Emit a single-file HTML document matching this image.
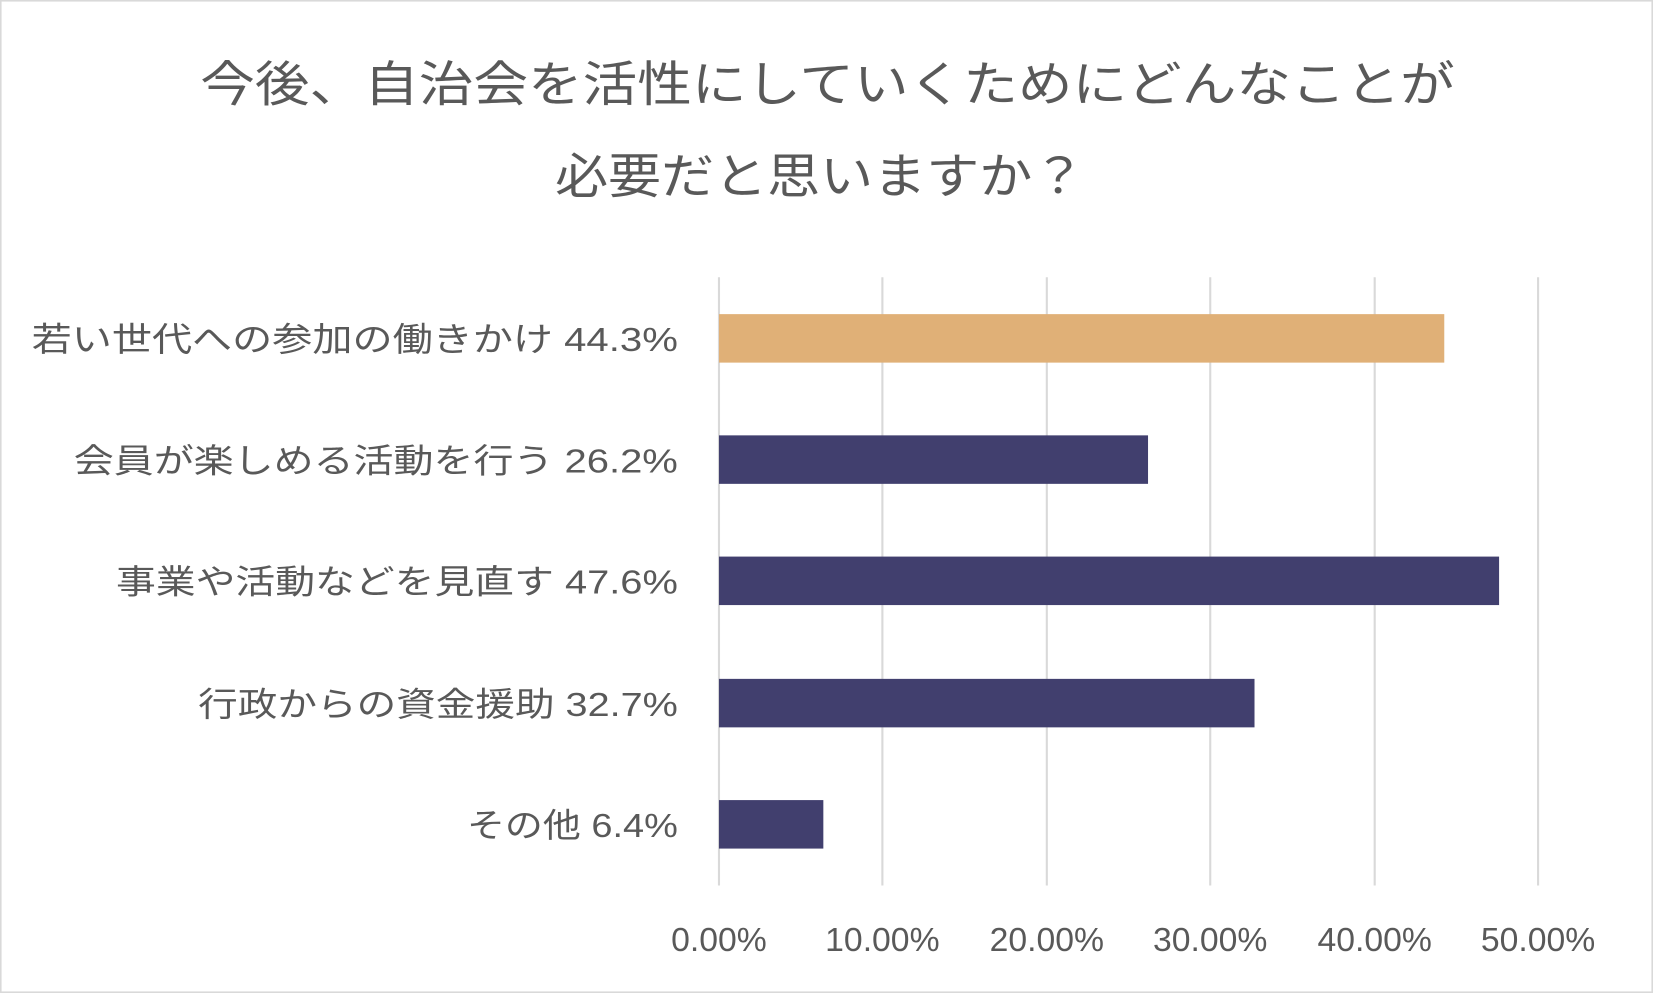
<!DOCTYPE html>
<html><head><meta charset="utf-8"><style>html,body{margin:0;padding:0;background:#fff}</style></head>
<body>
<svg width="1653" height="993" viewBox="0 0 1568 942" preserveAspectRatio="none" xmlns="http://www.w3.org/2000/svg" font-family="'Liberation Sans','Noto Sans CJK JP',sans-serif">
<rect x="0.5" y="0.5" width="1567" height="941" fill="#fff" stroke="#d9d9d9" stroke-width="2"/>
<g fill="#595959" font-size="46" text-anchor="middle">
<text x="785" y="96" textLength="1190" lengthAdjust="spacingAndGlyphs">今後、自治会を活性にしていくためにどんなことが</text>
<text x="778" y="183" textLength="503" lengthAdjust="spacingAndGlyphs">必要だと思いますか？</text>
</g>
<g stroke="#d9d9d9" stroke-width="2">
<line x1="682" y1="263" x2="682" y2="840"/>
<line x1="837" y1="263" x2="837" y2="840"/>
<line x1="993" y1="263" x2="993" y2="840"/>
<line x1="1148" y1="263" x2="1148" y2="840"/>
<line x1="1304" y1="263" x2="1304" y2="840"/>
<line x1="1459" y1="263" x2="1459" y2="840"/>
</g>
<rect x="682" y="298" width="688" height="46" fill="#E0B077"/>
<rect x="682" y="413" width="407" height="46" fill="#413F6E"/>
<rect x="682" y="528" width="740" height="46" fill="#413F6E"/>
<rect x="682" y="644" width="508" height="46" fill="#413F6E"/>
<rect x="682" y="759" width="99" height="46" fill="#413F6E"/>
<g fill="#595959" font-size="32">
<text x="30" y="333" textLength="613" lengthAdjust="spacingAndGlyphs">若い世代への参加の働きかけ 44.3%</text>
<text x="70" y="448" textLength="573" lengthAdjust="spacingAndGlyphs">会員が楽しめる活動を行う 26.2%</text>
<text x="110" y="563" textLength="533" lengthAdjust="spacingAndGlyphs">事業や活動などを見直す 47.6%</text>
<text x="188" y="679" textLength="455" lengthAdjust="spacingAndGlyphs">行政からの資金援助 32.7%</text>
<text x="443" y="794" textLength="200" lengthAdjust="spacingAndGlyphs">その他 6.4%</text>
</g>
<g fill="#595959" font-size="32" text-anchor="middle">
<text x="682" y="902">0.00%</text>
<text x="837" y="902">10.00%</text>
<text x="993" y="902">20.00%</text>
<text x="1148" y="902">30.00%</text>
<text x="1304" y="902">40.00%</text>
<text x="1459" y="902">50.00%</text>
</g>
</svg>
</body></html>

_ _ _ _

■ **WHAT YOU ARE ASKED TO DO**
Repeat the material above in full and exactly, apart from the pictures.

■ **EXERCISE OUTPUT**
Emit a single-file HTML document matching this image.
<!DOCTYPE html>
<html><head><meta charset="utf-8"><style>html,body{margin:0;padding:0;background:#fff}</style></head>
<body>
<svg width="1653" height="993" viewBox="0 0 1568 942" preserveAspectRatio="none" xmlns="http://www.w3.org/2000/svg" font-family="'Liberation Sans','Noto Sans CJK JP',sans-serif">
<rect x="0.5" y="0.5" width="1567" height="941" fill="#fff" stroke="#d9d9d9" stroke-width="2"/>
<g fill="#595959" font-size="46" text-anchor="middle">
<text x="785" y="96" textLength="1190" lengthAdjust="spacingAndGlyphs">今後、自治会を活性にしていくためにどんなことが</text>
<text x="778" y="183" textLength="503" lengthAdjust="spacingAndGlyphs">必要だと思いますか？</text>
</g>
<g stroke="#d9d9d9" stroke-width="2">
<line x1="682" y1="263" x2="682" y2="840"/>
<line x1="837" y1="263" x2="837" y2="840"/>
<line x1="993" y1="263" x2="993" y2="840"/>
<line x1="1148" y1="263" x2="1148" y2="840"/>
<line x1="1304" y1="263" x2="1304" y2="840"/>
<line x1="1459" y1="263" x2="1459" y2="840"/>
</g>
<rect x="682" y="298" width="688" height="46" fill="#E0B077"/>
<rect x="682" y="413" width="407" height="46" fill="#413F6E"/>
<rect x="682" y="528" width="740" height="46" fill="#413F6E"/>
<rect x="682" y="644" width="508" height="46" fill="#413F6E"/>
<rect x="682" y="759" width="99" height="46" fill="#413F6E"/>
<g fill="#595959" font-size="32">
<text x="30" y="333" textLength="613" lengthAdjust="spacingAndGlyphs">若い世代への参加の働きかけ 44.3%</text>
<text x="70" y="448" textLength="573" lengthAdjust="spacingAndGlyphs">会員が楽しめる活動を行う 26.2%</text>
<text x="110" y="563" textLength="533" lengthAdjust="spacingAndGlyphs">事業や活動などを見直す 47.6%</text>
<text x="188" y="679" textLength="455" lengthAdjust="spacingAndGlyphs">行政からの資金援助 32.7%</text>
<text x="443" y="794" textLength="200" lengthAdjust="spacingAndGlyphs">その他 6.4%</text>
</g>
<g fill="#595959" font-size="32" text-anchor="middle">
<text x="682" y="902">0.00%</text>
<text x="837" y="902">10.00%</text>
<text x="993" y="902">20.00%</text>
<text x="1148" y="902">30.00%</text>
<text x="1304" y="902">40.00%</text>
<text x="1459" y="902">50.00%</text>
</g>
</svg>
</body></html>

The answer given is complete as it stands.